Right away: Less than two years
WHY: “Some people want the kids to be close in age so that they will be friends,” says Elizabeth Kaufmann, La Leche League leader of Reading. “Some people want to get the diaper stage over all at one time. Some people are so excited by their first child that they are just anxious to have more.”
PERKS: It can be easier to read similar bedtime stories and play like-minded games when both children are at a similar developmental stage. Other moms or dads want to stay home full-time with their babies, and close births enable them to get back to a career without a long wait.
CHALLENGES: Chasing after several high-energy toddlers can take its toll on parents, as well as all those baby expenses at one time: diapers, child-care costs and the juggling of increased home and job demands can make this timing a challenge. Don’t forget that down the road you’ll have two college tuitions to contend with.
In a few years: Between 2 and 4 years
WHY: “We wanted the boys to be close in age, but not have two children in diapers,” says Deb, a mother of two from Lititz. “I wasn’t ready to nurse, diaper and stroller two children around.”
PERKS: A three-year span is popular since it provides ample time for parents to coddle their firstborn until he goes off to preschool. When the second baby comes around, she gets the same individualized attention. “I found that two to three years is perfect,” says Deb Evans, an Ephrata mother of nine. “The older child has some independence of his own. Plus with that age range, it’s much easier to get out of the house with them and keep one’s sanity!”
CHALLENGES: Toddlers can be tough to begin with. Add a new sibling into the mix and guaranteed there will be some heated moments in your household. Get ready to be pulled in several directions, and be prepared to suppress any early signs of sibling rivalry.
Way down the road: After 5 years
WHY: Danelle Michael of Lititz has two sons eight years apart and says she appreciated her older son’s help and independence while caring for a baby. Their stages of development were far apart and their interests were naturally quite different, since one was playing soccer when the other was just crawling.
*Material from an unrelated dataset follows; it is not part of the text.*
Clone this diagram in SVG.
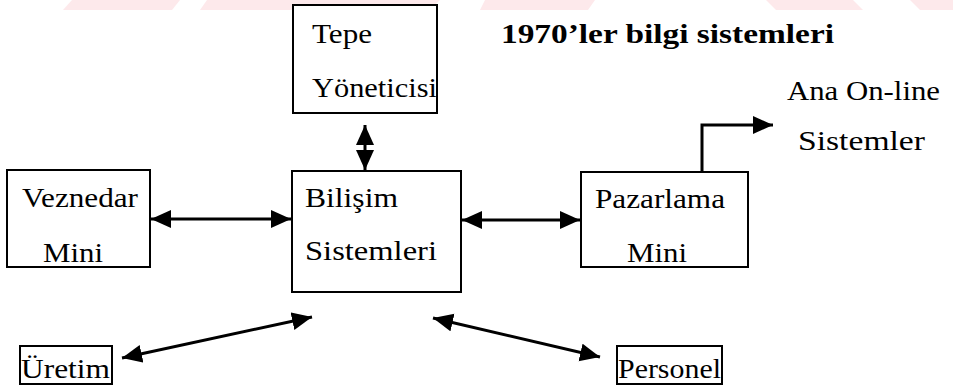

PERKS: “My third child is six years younger then her closest sibling and so far it has been great,” says Kaufmann. “The boys are old enough that they are not jealous of her and are just very protective and loving with her. The boys are also old enough to help me and to take care of some of their own needs.”
CHALLENGES: Working with their separate interests adds a challenge to scheduling, in addition to the challenge of finding family and friends for play dates with siblings of similar age. You may find yourself planning different activities with different friends to accommodate both children.
Just one
WHY: Other parents choose to have one child and are satisfied and pleased with their family structure. “I have been enjoying Jack as an only child,” says Barbara Gish, a former resident of Lancaster County. “We have lived three different places since he was born three-and-a-half years ago. I think that having another one was just out of my realm of thinking because of all the constant changes.”
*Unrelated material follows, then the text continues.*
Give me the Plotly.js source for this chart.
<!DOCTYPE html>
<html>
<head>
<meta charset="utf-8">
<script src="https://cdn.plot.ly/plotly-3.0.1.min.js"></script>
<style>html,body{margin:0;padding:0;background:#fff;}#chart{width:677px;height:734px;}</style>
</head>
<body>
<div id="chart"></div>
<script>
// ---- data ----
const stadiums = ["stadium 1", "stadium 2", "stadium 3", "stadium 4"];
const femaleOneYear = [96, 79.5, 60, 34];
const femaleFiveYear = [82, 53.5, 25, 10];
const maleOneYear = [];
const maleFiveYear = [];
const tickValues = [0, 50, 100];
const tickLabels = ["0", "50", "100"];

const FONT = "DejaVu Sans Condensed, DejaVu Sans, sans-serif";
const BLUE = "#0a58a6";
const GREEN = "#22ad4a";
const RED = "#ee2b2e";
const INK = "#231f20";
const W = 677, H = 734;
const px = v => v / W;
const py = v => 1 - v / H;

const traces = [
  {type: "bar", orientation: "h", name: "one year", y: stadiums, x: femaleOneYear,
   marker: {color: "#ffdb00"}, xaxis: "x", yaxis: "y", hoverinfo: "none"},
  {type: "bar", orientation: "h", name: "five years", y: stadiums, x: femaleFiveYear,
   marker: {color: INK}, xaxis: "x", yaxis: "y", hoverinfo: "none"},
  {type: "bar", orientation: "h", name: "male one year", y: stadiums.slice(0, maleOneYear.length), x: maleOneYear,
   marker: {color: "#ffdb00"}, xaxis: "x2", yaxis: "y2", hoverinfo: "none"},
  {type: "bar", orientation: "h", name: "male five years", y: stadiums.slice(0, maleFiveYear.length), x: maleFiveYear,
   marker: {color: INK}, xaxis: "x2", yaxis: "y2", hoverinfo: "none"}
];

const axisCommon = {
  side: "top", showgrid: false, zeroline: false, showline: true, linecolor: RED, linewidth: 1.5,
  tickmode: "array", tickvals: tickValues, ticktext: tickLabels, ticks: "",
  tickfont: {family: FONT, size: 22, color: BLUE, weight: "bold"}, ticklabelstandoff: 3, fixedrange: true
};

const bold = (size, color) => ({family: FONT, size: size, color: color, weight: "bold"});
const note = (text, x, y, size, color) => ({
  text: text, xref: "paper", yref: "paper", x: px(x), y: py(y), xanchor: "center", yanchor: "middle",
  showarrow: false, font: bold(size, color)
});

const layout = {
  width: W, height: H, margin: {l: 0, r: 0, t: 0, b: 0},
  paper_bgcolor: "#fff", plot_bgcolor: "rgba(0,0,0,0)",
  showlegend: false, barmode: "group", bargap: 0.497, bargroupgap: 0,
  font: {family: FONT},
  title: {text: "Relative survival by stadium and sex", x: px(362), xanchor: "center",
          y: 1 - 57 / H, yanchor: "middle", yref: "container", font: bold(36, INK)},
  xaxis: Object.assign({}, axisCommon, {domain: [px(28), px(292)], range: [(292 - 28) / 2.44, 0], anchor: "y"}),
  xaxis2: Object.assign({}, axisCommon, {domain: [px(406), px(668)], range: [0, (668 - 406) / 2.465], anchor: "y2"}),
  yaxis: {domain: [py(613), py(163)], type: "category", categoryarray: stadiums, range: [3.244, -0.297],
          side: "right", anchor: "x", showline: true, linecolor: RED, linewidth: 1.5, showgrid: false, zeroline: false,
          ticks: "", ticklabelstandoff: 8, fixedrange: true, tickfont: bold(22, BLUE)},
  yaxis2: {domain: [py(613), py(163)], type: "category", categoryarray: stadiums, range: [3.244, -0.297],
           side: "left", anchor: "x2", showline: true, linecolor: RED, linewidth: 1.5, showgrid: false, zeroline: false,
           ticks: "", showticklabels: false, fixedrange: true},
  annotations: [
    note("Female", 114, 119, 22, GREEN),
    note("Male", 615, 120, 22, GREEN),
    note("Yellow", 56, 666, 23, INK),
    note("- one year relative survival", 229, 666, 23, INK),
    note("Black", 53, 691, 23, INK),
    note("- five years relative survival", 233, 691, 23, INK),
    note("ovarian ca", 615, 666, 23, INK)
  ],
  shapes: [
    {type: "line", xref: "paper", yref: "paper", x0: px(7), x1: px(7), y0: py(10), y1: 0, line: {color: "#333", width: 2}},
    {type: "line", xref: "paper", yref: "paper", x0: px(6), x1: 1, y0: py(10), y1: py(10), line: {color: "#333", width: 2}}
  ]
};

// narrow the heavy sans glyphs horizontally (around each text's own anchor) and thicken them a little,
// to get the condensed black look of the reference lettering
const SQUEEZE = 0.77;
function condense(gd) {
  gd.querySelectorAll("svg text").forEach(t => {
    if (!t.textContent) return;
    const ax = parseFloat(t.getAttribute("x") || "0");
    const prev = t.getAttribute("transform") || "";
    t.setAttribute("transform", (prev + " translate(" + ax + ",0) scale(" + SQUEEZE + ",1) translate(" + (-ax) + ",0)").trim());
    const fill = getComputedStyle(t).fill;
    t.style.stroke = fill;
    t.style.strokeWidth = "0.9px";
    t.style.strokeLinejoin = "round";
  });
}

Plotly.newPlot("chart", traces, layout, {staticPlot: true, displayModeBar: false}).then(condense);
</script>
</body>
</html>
PERKS: Families with just one child often have the financial ability to take bigger vacations, go out to eat more often and pay for college tuition. Parents of only children find they can keep active with their own careers and interests since there are fewer ball games, recitals and play dates to tend to.
CHALLENGES: With no siblings around, parents must also serve as playmates. Lines can be easily crossed, so parents must be sure to maintain discipline and control. And, with all your attention and focus on one child, you run the risk of spoiling him so much that he becomes codependent and selfish. Combat this by early and frequent socialization.